This is a continuation of an article that describes operational considerations for hosting
solutions on the Azure public cloud.
There are several references to best practices throughout
the series of articles we wrote from the documentation for the Azure Public
Cloud. The previous article focused on the antipatterns to avoid, specifically
the monolithic persistence antipattern. This one focuses on the Retry storm
antipattern.
When I/O requests fail due to transient errors, services
must retry their calls. It helps overcome errors, throttle and rate limits and
avoid surfacing and requiring user intervention for operational errors. But
when the number of retries or the duration of retries is not governed, the
retries are frequent and numerous, which can have a significant impact on
performance and responsiveness. Network calls and other I/O operations are much
slower compared to compute tasks. Each I/O request has a significant overhead
as it travels up and down the networking stack on local and remote and includes
the round trip time, and the cumulative effect of numerous I/O operations can
slow down the system. There are some manifestations of the retry storm.

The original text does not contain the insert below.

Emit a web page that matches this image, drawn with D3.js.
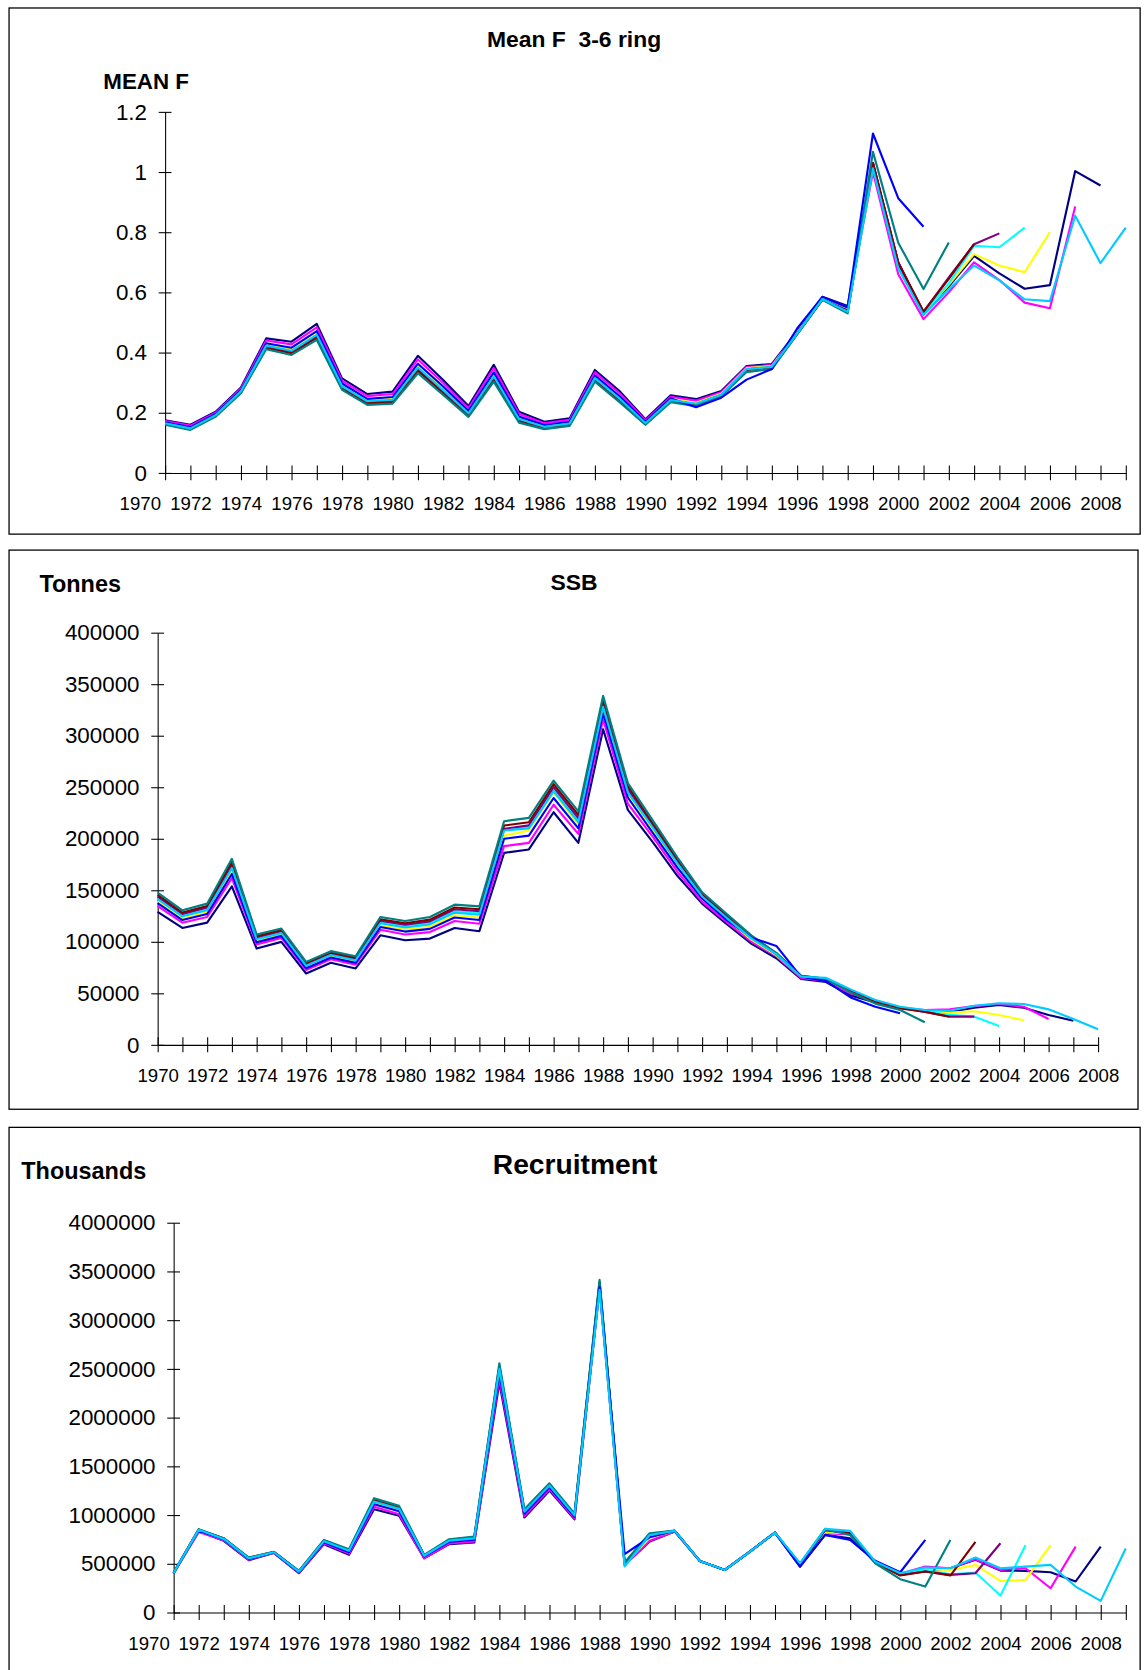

Reading and writing individual records to a database as
distinct requests – When records are often fetched one at a time, then a series
of queries are run one after the other to get the information. It is
exacerbated when the Object-Relational Mapping hides the behavior underneath
the business logic and each entity is retrieved over several queries. The same
might happen on writing for an entity. When each of these queries is wrapped in
their own retry, they can cause severe errors.
Implementing a single logical operation as a series of
HTTP requests. This occurs when objects residing on a remote server are
represented as a proxy in the memory of the local system. The code appears as
if an object is modified locally when in fact every modification is coming with
at least the cost of the RTT. When there are many networks round trips, the
cost is cumulative and even prohibitive. It is easily observable when a proxy
object has many properties, and each property get/set requires a relay to the
remote object. In such a case, there is also the requirement to perform
validation after every access.
Reading and writing to a file on disk – File I/O also
hides the distributed nature of interconnected file systems. Every byte written to a file on amount must
be relayed to the original on the remote server. When the writes are several,
the cost accumulates quickly. It is even more noticeable when the writes are
only a few bytes and frequent. When individual requests are wrapped in a retry,
the number of calls can rise dramatically.
There are several ways to fix the problem. They are about
detection and remedy. The remedies include capping the number of retry attempts
and preventing retrying for a long period of time. The retries could include an
exponential backoff strategy that increases the duration between successive
calls exponentially, handle errors gracefully, use the circuit breaker pattern which
is specifically designed to break the retry storm. Official SDKs for
communicating to Azure Services already include sample implementations of retry
logic. When the number of I/O requests is many, they can be batched into coarse
requests. The database can be read with one query substituting many queries. It
also provides an opportunity for the database to execute it better and faster.
Web APIs can be designed with the REST best practices. Instead of separate GET
methods for different properties, there can be a single GET method for the
resource representing the object. Even if the response body is large, it will
likely be a single request. File I/O can be improved with buffering and using
cache. Files may need not be opened or closed repeatedly. This helps to reduce
fragmentation of the file on disk.
When more information is retrieved via fewer I/O calls
and fewer retries, the operational necessary evil becomes less risky but there
is also a risk of falling into the extraneous fetching antipattern. The right
tradeoff depends on the usages. It is also important to read-only as much as
necessary to avoid both the size and the frequency of calls and their retries.
Sometimes, data can also be partitioned into two chunks, frequently accessed
data that accounts for most requests and less frequently accessed data that is
used rarely. When data is written, resources need not be locked at too large a
scope or for a longer duration. Retries can also be prioritized so that only
the lower scope retries are issued for idempotent workflows.